SOURCE DATA:
## begin

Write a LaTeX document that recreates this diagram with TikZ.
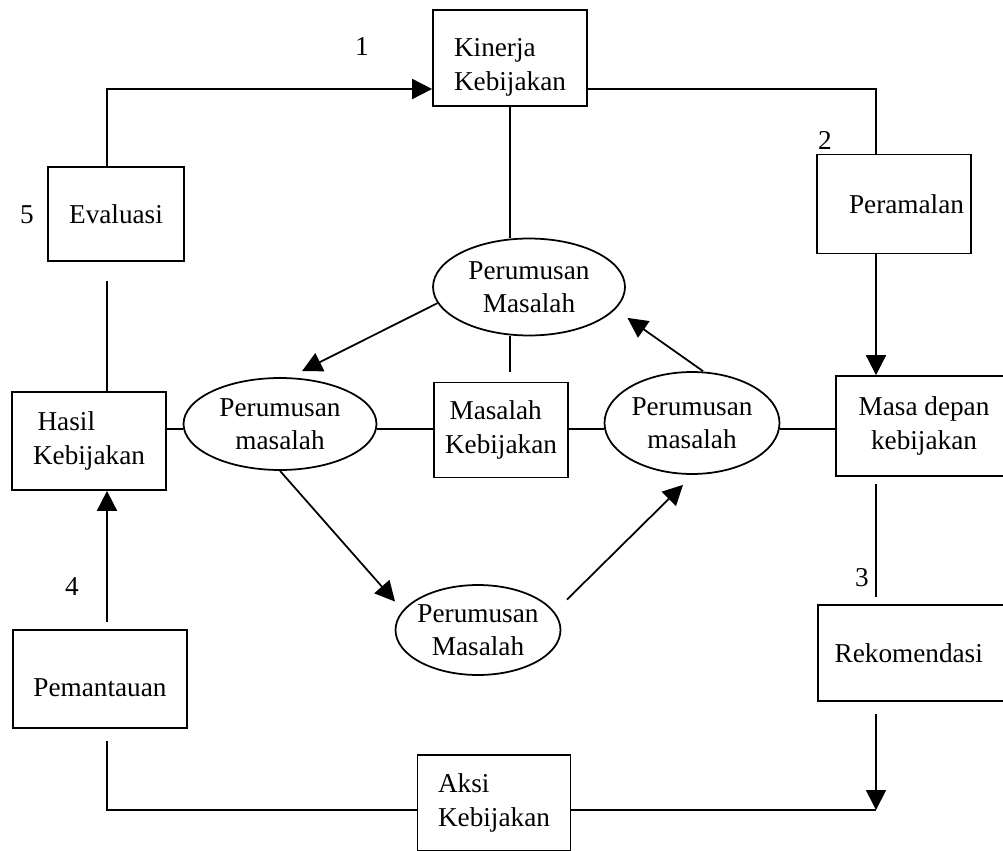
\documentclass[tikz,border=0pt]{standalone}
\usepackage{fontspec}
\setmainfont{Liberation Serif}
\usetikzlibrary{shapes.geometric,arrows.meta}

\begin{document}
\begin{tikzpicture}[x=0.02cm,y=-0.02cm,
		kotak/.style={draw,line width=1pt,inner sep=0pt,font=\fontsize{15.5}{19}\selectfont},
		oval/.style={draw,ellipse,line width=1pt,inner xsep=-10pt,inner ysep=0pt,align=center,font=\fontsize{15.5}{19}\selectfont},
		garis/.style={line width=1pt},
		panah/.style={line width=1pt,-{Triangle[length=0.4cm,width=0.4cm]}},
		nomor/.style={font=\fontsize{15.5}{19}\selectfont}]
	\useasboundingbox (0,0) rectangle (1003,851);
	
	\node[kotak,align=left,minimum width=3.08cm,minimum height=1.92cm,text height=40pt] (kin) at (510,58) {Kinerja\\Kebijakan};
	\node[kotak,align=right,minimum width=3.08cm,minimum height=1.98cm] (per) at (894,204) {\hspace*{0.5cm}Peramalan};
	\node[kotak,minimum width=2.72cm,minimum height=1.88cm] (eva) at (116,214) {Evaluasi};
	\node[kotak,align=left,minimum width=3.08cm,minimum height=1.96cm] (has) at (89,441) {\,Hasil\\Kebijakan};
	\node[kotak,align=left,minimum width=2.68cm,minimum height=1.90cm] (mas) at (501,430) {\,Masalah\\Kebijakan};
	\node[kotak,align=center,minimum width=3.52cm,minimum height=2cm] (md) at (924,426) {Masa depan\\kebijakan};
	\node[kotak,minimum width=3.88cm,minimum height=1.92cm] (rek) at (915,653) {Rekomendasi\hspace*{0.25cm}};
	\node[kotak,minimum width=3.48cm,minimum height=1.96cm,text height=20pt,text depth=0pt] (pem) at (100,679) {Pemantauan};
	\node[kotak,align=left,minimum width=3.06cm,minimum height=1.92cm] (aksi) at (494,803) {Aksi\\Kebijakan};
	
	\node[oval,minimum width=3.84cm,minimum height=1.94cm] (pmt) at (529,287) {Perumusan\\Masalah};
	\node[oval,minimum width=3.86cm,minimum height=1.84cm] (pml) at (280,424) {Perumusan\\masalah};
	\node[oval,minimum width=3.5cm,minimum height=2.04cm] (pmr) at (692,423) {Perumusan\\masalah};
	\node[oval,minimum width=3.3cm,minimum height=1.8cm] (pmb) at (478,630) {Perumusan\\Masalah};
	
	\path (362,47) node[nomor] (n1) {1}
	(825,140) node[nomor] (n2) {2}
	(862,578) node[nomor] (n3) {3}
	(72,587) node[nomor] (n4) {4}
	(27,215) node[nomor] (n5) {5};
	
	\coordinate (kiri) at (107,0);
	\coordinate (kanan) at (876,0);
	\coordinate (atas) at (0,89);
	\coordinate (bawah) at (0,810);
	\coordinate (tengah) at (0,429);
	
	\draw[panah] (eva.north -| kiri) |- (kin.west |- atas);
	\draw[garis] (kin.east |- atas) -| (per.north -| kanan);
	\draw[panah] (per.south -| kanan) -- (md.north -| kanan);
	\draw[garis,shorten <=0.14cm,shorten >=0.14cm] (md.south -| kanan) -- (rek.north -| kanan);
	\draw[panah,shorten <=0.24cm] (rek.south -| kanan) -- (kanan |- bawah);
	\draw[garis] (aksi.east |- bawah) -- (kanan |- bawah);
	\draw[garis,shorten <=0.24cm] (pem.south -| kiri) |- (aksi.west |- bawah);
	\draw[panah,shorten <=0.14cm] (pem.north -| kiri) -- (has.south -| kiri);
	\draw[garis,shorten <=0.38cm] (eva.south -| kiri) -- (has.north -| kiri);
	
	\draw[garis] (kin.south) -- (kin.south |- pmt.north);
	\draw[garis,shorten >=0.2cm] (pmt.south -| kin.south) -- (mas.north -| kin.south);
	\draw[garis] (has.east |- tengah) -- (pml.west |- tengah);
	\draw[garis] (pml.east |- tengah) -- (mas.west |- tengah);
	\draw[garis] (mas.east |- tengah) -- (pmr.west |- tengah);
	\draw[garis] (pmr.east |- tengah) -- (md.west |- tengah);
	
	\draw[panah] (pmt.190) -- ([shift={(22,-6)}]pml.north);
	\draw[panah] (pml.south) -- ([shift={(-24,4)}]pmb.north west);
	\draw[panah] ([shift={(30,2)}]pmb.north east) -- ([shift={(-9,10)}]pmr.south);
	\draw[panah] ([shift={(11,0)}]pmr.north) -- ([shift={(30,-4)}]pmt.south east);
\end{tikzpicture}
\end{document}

## end

CHALLENGE:
Every line of the data should be copied as it stands, without the images.

SOLUTION TO THIS PROBLEM:
Write a LaTeX document that recreates this diagram with TikZ.
\documentclass[tikz,border=0pt]{standalone}
\usepackage{fontspec}
\setmainfont{Liberation Serif}
\usetikzlibrary{shapes.geometric,arrows.meta}

\begin{document}
\begin{tikzpicture}[x=0.02cm,y=-0.02cm,
		kotak/.style={draw,line width=1pt,inner sep=0pt,font=\fontsize{15.5}{19}\selectfont},
		oval/.style={draw,ellipse,line width=1pt,inner xsep=-10pt,inner ysep=0pt,align=center,font=\fontsize{15.5}{19}\selectfont},
		garis/.style={line width=1pt},
		panah/.style={line width=1pt,-{Triangle[length=0.4cm,width=0.4cm]}},
		nomor/.style={font=\fontsize{15.5}{19}\selectfont}]
	\useasboundingbox (0,0) rectangle (1003,851);
	
	\node[kotak,align=left,minimum width=3.08cm,minimum height=1.92cm,text height=40pt] (kin) at (510,58) {Kinerja\\Kebijakan};
	\node[kotak,align=right,minimum width=3.08cm,minimum height=1.98cm] (per) at (894,204) {\hspace*{0.5cm}Peramalan};
	\node[kotak,minimum width=2.72cm,minimum height=1.88cm] (eva) at (116,214) {Evaluasi};
	\node[kotak,align=left,minimum width=3.08cm,minimum height=1.96cm] (has) at (89,441) {\,Hasil\\Kebijakan};
	\node[kotak,align=left,minimum width=2.68cm,minimum height=1.90cm] (mas) at (501,430) {\,Masalah\\Kebijakan};
	\node[kotak,align=center,minimum width=3.52cm,minimum height=2cm] (md) at (924,426) {Masa depan\\kebijakan};
	\node[kotak,minimum width=3.88cm,minimum height=1.92cm] (rek) at (915,653) {Rekomendasi\hspace*{0.25cm}};
	\node[kotak,minimum width=3.48cm,minimum height=1.96cm,text height=20pt,text depth=0pt] (pem) at (100,679) {Pemantauan};
	\node[kotak,align=left,minimum width=3.06cm,minimum height=1.92cm] (aksi) at (494,803) {Aksi\\Kebijakan};
	
	\node[oval,minimum width=3.84cm,minimum height=1.94cm] (pmt) at (529,287) {Perumusan\\Masalah};
	\node[oval,minimum width=3.86cm,minimum height=1.84cm] (pml) at (280,424) {Perumusan\\masalah};
	\node[oval,minimum width=3.5cm,minimum height=2.04cm] (pmr) at (692,423) {Perumusan\\masalah};
	\node[oval,minimum width=3.3cm,minimum height=1.8cm] (pmb) at (478,630) {Perumusan\\Masalah};
	
	\path (362,47) node[nomor] (n1) {1}
	(825,140) node[nomor] (n2) {2}
	(862,578) node[nomor] (n3) {3}
	(72,587) node[nomor] (n4) {4}
	(27,215) node[nomor] (n5) {5};
	
	\coordinate (kiri) at (107,0);
	\coordinate (kanan) at (876,0);
	\coordinate (atas) at (0,89);
	\coordinate (bawah) at (0,810);
	\coordinate (tengah) at (0,429);
	
	\draw[panah] (eva.north -| kiri) |- (kin.west |- atas);
	\draw[garis] (kin.east |- atas) -| (per.north -| kanan);
	\draw[panah] (per.south -| kanan) -- (md.north -| kanan);
	\draw[garis,shorten <=0.14cm,shorten >=0.14cm] (md.south -| kanan) -- (rek.north -| kanan);
	\draw[panah,shorten <=0.24cm] (rek.south -| kanan) -- (kanan |- bawah);
	\draw[garis] (aksi.east |- bawah) -- (kanan |- bawah);
	\draw[garis,shorten <=0.24cm] (pem.south -| kiri) |- (aksi.west |- bawah);
	\draw[panah,shorten <=0.14cm] (pem.north -| kiri) -- (has.south -| kiri);
	\draw[garis,shorten <=0.38cm] (eva.south -| kiri) -- (has.north -| kiri);
	
	\draw[garis] (kin.south) -- (kin.south |- pmt.north);
	\draw[garis,shorten >=0.2cm] (pmt.south -| kin.south) -- (mas.north -| kin.south);
	\draw[garis] (has.east |- tengah) -- (pml.west |- tengah);
	\draw[garis] (pml.east |- tengah) -- (mas.west |- tengah);
	\draw[garis] (mas.east |- tengah) -- (pmr.west |- tengah);
	\draw[garis] (pmr.east |- tengah) -- (md.west |- tengah);
	
	\draw[panah] (pmt.190) -- ([shift={(22,-6)}]pml.north);
	\draw[panah] (pml.south) -- ([shift={(-24,4)}]pmb.north west);
	\draw[panah] ([shift={(30,2)}]pmb.north east) -- ([shift={(-9,10)}]pmr.south);
	\draw[panah] ([shift={(11,0)}]pmr.north) -- ([shift={(30,-4)}]pmt.south east);
\end{tikzpicture}
\end{document}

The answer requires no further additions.